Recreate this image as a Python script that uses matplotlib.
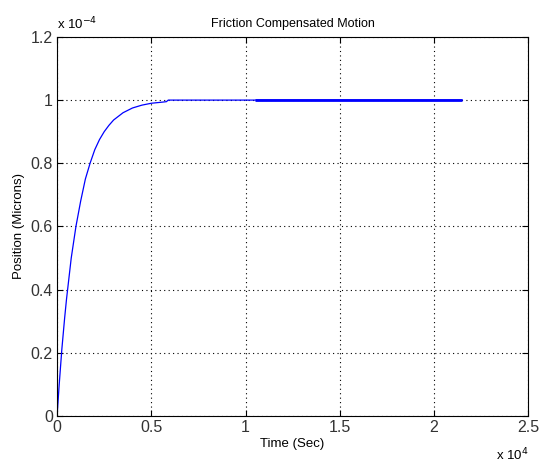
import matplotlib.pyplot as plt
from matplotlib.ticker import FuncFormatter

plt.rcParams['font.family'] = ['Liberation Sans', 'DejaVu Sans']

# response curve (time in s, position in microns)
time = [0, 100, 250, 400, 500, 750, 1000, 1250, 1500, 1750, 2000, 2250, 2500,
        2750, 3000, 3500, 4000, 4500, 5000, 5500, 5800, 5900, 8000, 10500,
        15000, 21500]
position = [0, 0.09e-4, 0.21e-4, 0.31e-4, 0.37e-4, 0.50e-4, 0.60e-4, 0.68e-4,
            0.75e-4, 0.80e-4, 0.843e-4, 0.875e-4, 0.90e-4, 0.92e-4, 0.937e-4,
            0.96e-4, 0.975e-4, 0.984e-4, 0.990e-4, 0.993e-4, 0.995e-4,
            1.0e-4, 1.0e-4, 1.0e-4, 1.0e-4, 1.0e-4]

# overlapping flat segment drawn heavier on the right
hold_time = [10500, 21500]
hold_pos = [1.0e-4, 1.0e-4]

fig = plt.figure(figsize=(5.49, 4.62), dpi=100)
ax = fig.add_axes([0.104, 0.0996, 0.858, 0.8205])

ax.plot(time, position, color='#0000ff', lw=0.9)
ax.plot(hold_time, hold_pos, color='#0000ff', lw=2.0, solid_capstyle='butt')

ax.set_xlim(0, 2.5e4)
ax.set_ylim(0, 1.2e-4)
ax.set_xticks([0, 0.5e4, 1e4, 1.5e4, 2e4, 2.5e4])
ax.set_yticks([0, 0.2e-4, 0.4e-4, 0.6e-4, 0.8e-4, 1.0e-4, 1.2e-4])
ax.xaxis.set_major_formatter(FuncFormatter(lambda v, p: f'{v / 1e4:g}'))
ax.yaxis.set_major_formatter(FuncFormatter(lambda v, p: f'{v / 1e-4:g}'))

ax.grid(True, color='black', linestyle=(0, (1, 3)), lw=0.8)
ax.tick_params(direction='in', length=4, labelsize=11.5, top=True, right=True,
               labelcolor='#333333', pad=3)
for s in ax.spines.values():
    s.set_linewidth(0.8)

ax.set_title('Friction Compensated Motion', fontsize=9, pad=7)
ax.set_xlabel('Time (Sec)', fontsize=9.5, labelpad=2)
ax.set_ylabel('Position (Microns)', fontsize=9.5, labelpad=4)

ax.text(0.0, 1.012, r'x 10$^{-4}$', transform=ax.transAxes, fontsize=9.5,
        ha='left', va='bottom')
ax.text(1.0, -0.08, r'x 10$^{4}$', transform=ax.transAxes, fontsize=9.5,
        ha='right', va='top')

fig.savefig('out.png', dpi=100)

* Problem to work on
Repeat the lines above, starting at the first and stopping after the line that holds "plt.rcParams['font.family'] = ['Liberation", with the pictures left out.

* The result
Recreate this image as a Python script that uses matplotlib.
import matplotlib.pyplot as plt
from matplotlib.ticker import FuncFormatter

plt.rcParams['font.family'] = ['Liberation Sans', 'DejaVu Sans']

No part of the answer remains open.